#### RECORDS FOR THIS EXERCISE
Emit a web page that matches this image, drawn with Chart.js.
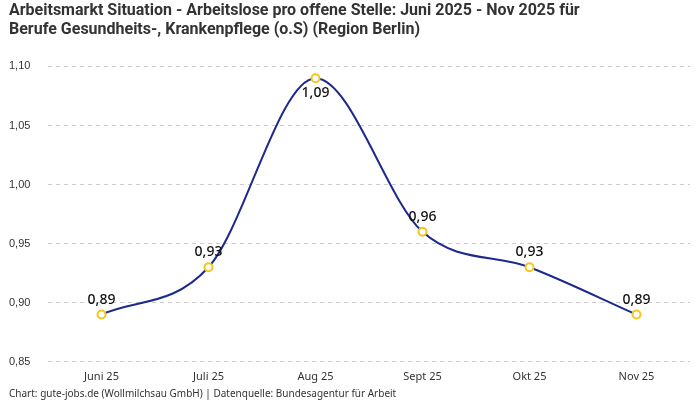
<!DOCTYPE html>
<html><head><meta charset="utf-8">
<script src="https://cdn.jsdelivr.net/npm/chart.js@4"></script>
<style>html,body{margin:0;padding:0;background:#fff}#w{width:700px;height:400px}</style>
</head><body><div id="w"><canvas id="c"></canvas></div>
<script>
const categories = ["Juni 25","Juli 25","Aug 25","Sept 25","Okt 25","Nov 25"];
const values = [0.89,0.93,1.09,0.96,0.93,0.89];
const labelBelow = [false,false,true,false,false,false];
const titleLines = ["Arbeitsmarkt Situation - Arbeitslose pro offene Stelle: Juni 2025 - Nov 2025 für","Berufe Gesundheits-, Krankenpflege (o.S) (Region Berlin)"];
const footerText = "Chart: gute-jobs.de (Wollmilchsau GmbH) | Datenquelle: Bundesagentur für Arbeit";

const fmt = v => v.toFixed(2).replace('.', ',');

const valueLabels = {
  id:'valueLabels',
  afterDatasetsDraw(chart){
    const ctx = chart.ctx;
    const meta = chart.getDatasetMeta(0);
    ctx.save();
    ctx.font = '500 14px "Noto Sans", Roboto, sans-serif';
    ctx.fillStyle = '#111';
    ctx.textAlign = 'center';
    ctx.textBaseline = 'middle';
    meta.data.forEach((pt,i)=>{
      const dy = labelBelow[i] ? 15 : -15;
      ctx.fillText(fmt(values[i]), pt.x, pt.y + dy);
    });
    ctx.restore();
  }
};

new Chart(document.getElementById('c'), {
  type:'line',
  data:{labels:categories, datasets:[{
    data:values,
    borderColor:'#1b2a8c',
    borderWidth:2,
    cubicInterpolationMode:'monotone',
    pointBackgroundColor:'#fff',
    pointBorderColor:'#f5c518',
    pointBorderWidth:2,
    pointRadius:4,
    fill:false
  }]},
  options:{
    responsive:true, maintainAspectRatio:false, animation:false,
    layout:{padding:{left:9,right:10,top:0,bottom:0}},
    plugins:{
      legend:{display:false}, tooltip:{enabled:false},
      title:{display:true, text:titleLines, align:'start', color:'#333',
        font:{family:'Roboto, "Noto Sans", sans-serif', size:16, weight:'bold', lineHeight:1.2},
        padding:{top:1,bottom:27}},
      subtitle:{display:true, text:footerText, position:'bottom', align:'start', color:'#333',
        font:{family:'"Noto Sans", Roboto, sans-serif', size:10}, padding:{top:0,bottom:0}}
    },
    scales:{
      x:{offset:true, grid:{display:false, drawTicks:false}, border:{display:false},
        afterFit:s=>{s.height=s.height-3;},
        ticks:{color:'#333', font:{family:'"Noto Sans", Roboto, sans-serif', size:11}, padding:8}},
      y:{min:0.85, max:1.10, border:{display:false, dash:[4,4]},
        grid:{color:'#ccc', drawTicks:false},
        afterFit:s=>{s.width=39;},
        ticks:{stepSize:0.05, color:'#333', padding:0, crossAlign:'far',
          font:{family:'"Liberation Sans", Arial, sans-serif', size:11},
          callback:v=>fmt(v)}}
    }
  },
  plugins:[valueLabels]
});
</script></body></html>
--
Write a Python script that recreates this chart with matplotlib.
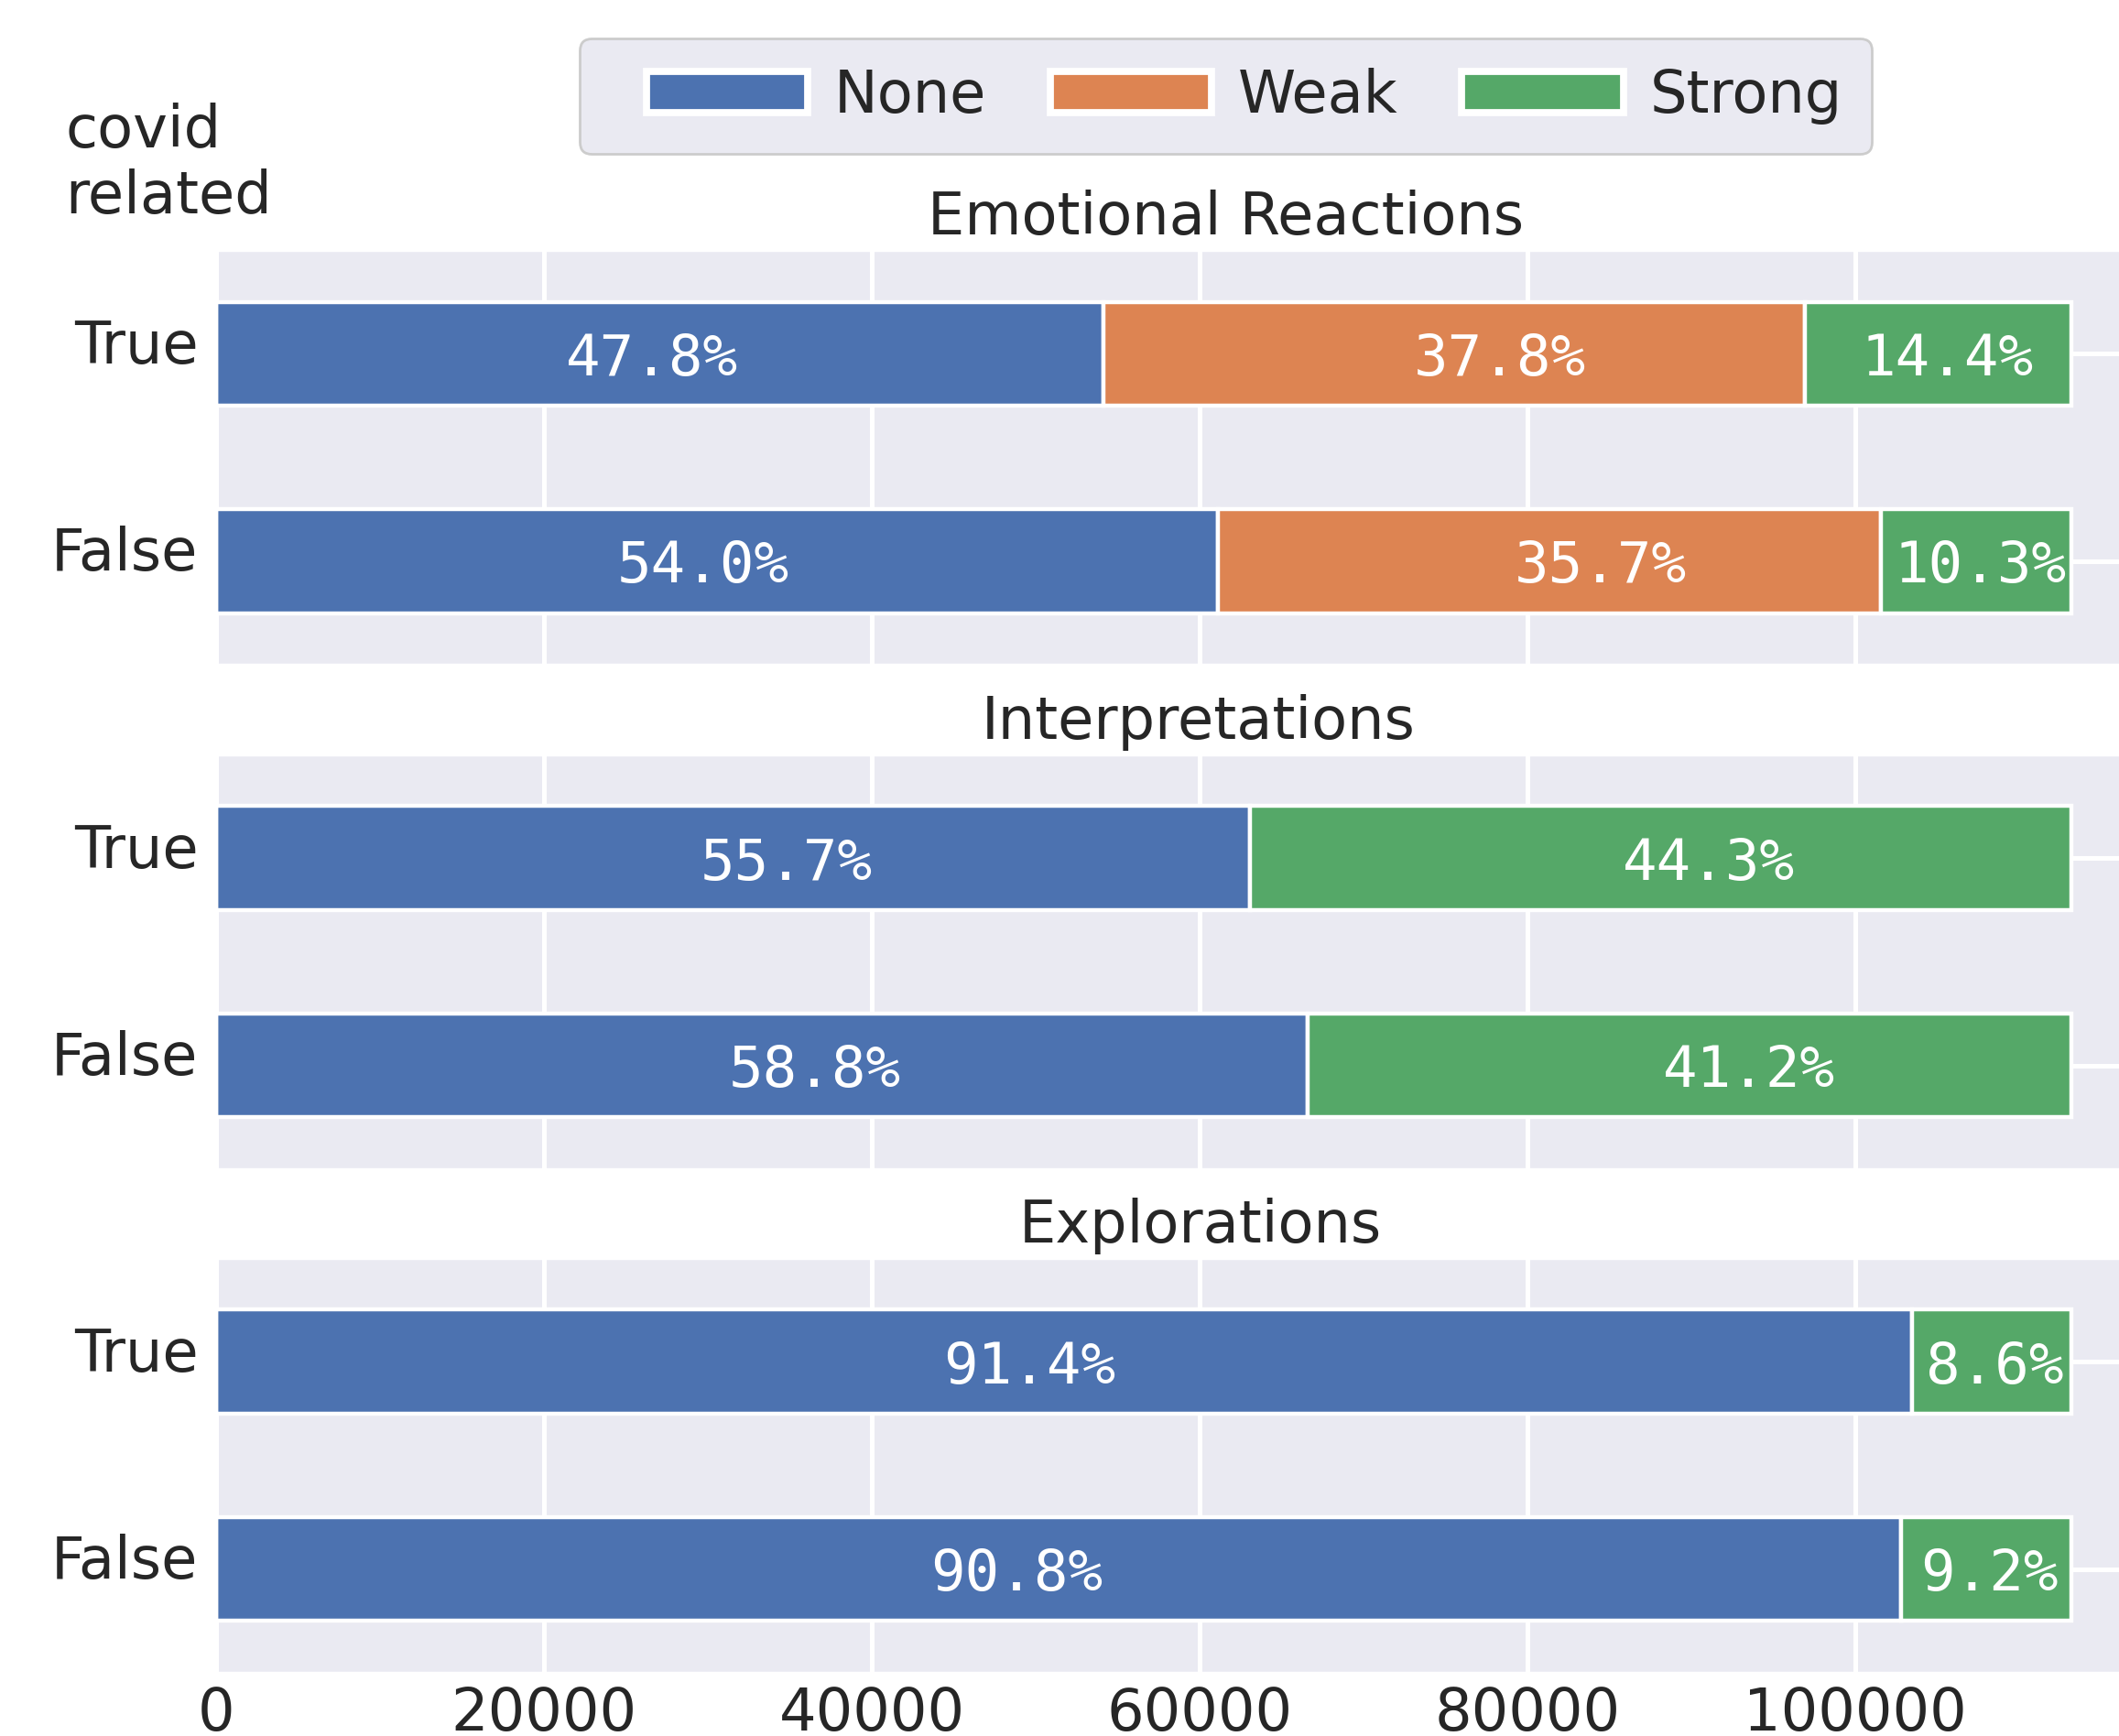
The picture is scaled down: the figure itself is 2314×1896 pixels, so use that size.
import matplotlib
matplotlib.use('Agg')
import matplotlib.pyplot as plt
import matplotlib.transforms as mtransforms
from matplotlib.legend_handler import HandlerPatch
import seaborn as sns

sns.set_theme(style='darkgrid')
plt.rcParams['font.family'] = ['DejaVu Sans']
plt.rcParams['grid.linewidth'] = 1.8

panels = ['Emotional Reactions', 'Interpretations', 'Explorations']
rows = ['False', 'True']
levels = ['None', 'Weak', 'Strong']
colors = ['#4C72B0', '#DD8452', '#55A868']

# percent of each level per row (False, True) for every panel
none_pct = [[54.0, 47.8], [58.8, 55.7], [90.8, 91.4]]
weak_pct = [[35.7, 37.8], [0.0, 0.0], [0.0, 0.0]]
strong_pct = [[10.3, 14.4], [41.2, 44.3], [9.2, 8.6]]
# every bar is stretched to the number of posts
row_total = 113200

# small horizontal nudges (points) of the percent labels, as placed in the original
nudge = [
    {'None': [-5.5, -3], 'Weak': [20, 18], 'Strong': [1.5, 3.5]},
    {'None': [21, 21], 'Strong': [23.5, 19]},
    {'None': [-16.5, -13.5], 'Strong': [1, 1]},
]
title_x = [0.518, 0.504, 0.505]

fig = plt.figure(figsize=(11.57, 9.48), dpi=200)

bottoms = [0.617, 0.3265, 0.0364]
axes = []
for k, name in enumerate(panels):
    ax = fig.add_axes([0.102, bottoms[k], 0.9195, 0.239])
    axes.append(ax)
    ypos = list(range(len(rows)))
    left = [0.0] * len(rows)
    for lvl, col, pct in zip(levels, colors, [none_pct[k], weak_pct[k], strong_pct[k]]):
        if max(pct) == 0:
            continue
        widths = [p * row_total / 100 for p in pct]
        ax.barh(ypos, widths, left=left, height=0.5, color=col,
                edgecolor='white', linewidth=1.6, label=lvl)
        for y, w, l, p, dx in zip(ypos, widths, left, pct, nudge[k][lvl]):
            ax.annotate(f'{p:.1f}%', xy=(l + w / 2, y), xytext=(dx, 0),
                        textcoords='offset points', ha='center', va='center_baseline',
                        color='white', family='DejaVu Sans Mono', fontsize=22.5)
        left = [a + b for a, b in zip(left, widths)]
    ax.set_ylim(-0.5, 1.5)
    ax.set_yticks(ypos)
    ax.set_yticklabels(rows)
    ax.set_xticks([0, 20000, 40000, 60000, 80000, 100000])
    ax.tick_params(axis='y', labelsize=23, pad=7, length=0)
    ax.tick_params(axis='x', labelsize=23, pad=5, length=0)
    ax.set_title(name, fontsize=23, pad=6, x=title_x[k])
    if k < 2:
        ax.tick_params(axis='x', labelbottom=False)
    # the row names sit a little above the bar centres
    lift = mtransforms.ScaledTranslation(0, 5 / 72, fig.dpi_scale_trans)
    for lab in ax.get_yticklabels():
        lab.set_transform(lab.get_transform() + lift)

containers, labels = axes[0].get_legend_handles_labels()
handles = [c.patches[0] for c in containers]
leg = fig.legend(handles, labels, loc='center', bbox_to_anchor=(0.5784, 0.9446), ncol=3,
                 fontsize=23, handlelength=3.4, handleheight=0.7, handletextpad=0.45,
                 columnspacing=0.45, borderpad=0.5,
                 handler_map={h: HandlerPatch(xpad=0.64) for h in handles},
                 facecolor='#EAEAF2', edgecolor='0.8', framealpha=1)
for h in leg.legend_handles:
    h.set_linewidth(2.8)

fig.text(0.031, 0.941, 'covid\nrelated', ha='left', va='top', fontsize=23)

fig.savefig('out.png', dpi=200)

#### TASK INSTRUCTIONS
Copy nothing but the lines above that run from the one with "Write a Python" to the one with "fig = plt.figure(figsize=(11.57, 9.48), dpi=200)", ends included; pictures stay out.

#### WRITTEN ANSWER
Write a Python script that recreates this chart with matplotlib.
The picture is scaled down: the figure itself is 2314×1896 pixels, so use that size.
import matplotlib
matplotlib.use('Agg')
import matplotlib.pyplot as plt
import matplotlib.transforms as mtransforms
from matplotlib.legend_handler import HandlerPatch
import seaborn as sns

sns.set_theme(style='darkgrid')
plt.rcParams['font.family'] = ['DejaVu Sans']
plt.rcParams['grid.linewidth'] = 1.8

panels = ['Emotional Reactions', 'Interpretations', 'Explorations']
rows = ['False', 'True']
levels = ['None', 'Weak', 'Strong']
colors = ['#4C72B0', '#DD8452', '#55A868']

# percent of each level per row (False, True) for every panel
none_pct = [[54.0, 47.8], [58.8, 55.7], [90.8, 91.4]]
weak_pct = [[35.7, 37.8], [0.0, 0.0], [0.0, 0.0]]
strong_pct = [[10.3, 14.4], [41.2, 44.3], [9.2, 8.6]]
# every bar is stretched to the number of posts
row_total = 113200

# small horizontal nudges (points) of the percent labels, as placed in the original
nudge = [
    {'None': [-5.5, -3], 'Weak': [20, 18], 'Strong': [1.5, 3.5]},
    {'None': [21, 21], 'Strong': [23.5, 19]},
    {'None': [-16.5, -13.5], 'Strong': [1, 1]},
]
title_x = [0.518, 0.504, 0.505]

fig = plt.figure(figsize=(11.57, 9.48), dpi=200)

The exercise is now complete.